There’s also the community problem. Early hype attracts mercenaries. They farm incentives and disappear. That doesn’t build an ecosystem. It builds a temporary crowd. Fogo needs builders who stick around after the rewards slow down. That’s harder than launching fast tech. It requires trust. And trust in crypto is expensive.

Still there is a reason something like Fogo exists. Current infrastructure isn’t enough for what people want to build. Real-time apps on-chain are still painful. Games feel laggy. Financial apps choke under load. If a network can actually deliver low latency and keep it stable that opens doors. Not theoretical doors. Real ones. Stuff that feels instant instead of queued.

The SVM angle matters here. It’s designed for parallel execution. That’s not marketing fluff. It’s a real design choice. It lets programs run side by side instead of waiting in line. If Fogo implements that cleanly and keeps the system predictable developers can push harder. They can design apps assuming speed instead of working around slowness.

But none of this guarantees success. Good tech loses all the time. Timing matters. Momentum matters. If nobody shows up the chain is just an empty highway. Smooth. Fast. Useless. Fogo needs users not just benchmarks. It needs apps people care about. Not clones. Not ten more DEXs that look the same.

The biggest challenge is expectation. Crypto overpromises. Every launch is framed like history in the making. People are tired of being told they’re witnessing the future. They just want things to work now. Send a transaction. It confirms. No drama. No outages. No mystery fees. That’s the bar. It’s low. And somehow the industry keeps tripping over it.

If Fogo can clear that bar consistently it already beats a lot of competitors.
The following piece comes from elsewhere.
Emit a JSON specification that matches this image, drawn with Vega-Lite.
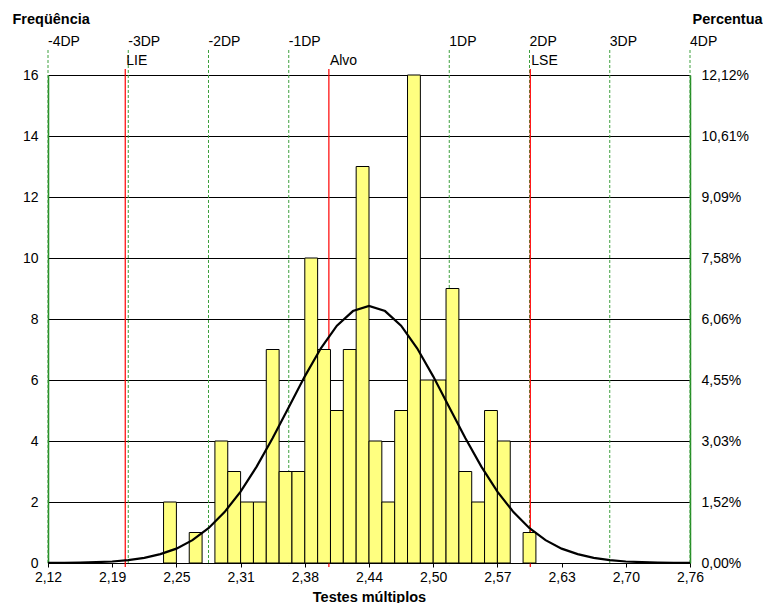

Not by being magical. By being dependable. Boring is good here. Boring means stable. Stable means people trust it enough to build real stuff on top.
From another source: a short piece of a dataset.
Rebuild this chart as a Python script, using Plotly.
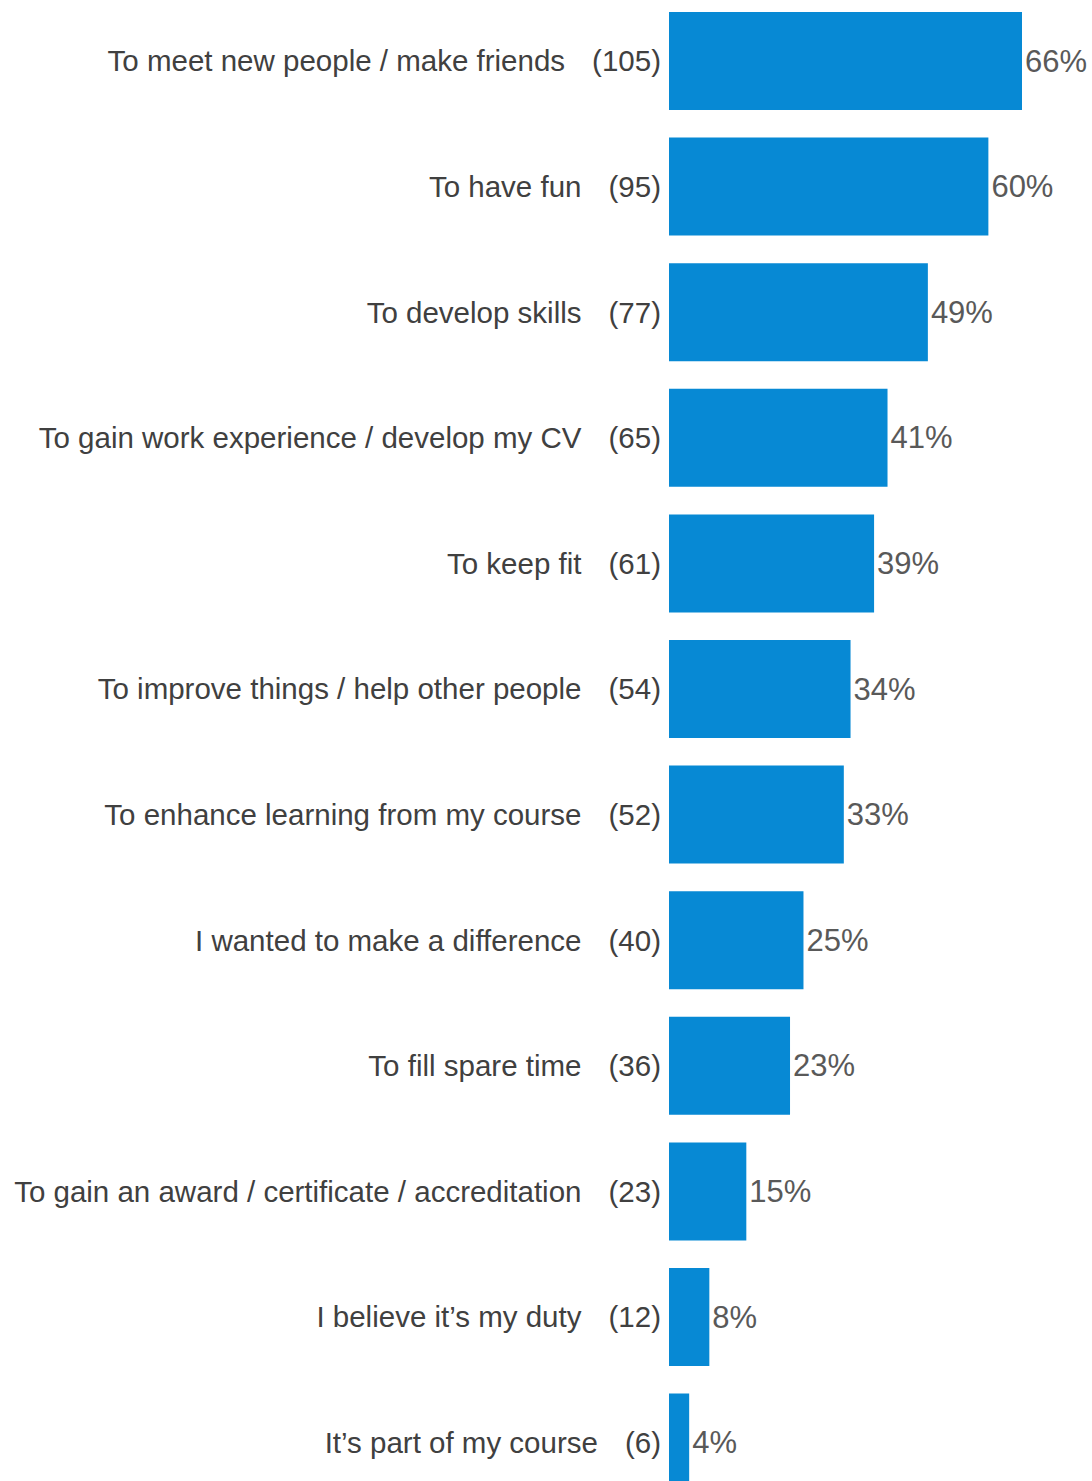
import plotly.graph_objects as go

categories = [
    "To meet new people / make friends",
    "To have fun",
    "To develop skills",
    "To gain work experience / develop my CV",
    "To keep fit",
    "To improve things / help other people",
    "To enhance learning from my course",
    "I wanted to make a difference",
    "To fill spare time",
    "To gain an award / certificate / accreditation",
    "I believe it\u2019s my duty",
    "It\u2019s part of my course",
]
counts = [105, 95, 77, 65, 61, 54, 52, 40, 36, 23, 12, 6]
percents = [66, 60, 49, 41, 39, 34, 33, 25, 23, 15, 8, 4]

W, H = 1092, 1481
left = 669
px_per_count = 353 / 105
slot = 125.6
first_center = 61

positions = list(range(len(categories)))
ticktext = [f"{c}\u00a0\u00a0\u00a0\u200a({n})" for c, n in zip(categories, counts)]

FONT = "Liberation Sans, Arial"

fig = go.Figure(go.Bar(
    y=positions,
    x=counts,
    orientation="h",
    width=0.78,
    marker=dict(color="#0789D4", line=dict(width=0)),
    text=[f"{p}%" for p in percents],
    textposition="outside",
    cliponaxis=False,
    textfont=dict(family=FONT, size=31, color="#595959"),
    hoverinfo="skip",
))

r0 = -first_center / slot
r1 = r0 + H / slot
xmax = (W - left) / px_per_count

fig.update_layout(
    width=W, height=H,
    margin=dict(l=left, r=0, t=0, b=0, autoexpand=False),
    paper_bgcolor="white", plot_bgcolor="white",
    showlegend=False,
    font=dict(family=FONT, color="#404040"),
    xaxis=dict(range=[0, xmax], visible=False, fixedrange=True),
    yaxis=dict(range=[r1, r0], tickvals=positions, ticktext=ticktext,
               tickfont=dict(family=FONT, size=29.5, color="#404040"),
               showgrid=False, zeroline=False, showline=False, ticks="",
               ticklabelstandoff=7),
    uniformtext=dict(mode=False),
)

fig.write_html(
    "out.html",
    config={"displayModeBar": False},
    post_script="document.documentElement.style.margin='0';document.body.style.margin='0';"
                "document.documentElement.style.overflow='hidden';document.body.style.overflow='hidden';",
)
At the end of the day nobody needs another chain that’s impressive in a whitepaper and fragile in reality. If Fogo wants attention it has to survive contact with actual users. Stress. Abuse. Chaos. That’s the real benchmark. Not TPS screenshots. Not launch hype. Just a network that stays up and does its job while everyone stops thinking about it.

That’s the goal. Invisible infrastructure. Fast. Quiet. Reliable. The kind you forget is even there. If it gets that far people won’t argue about it on forums at 2am. They’ll just use it. And honestly that’s the only win that matters.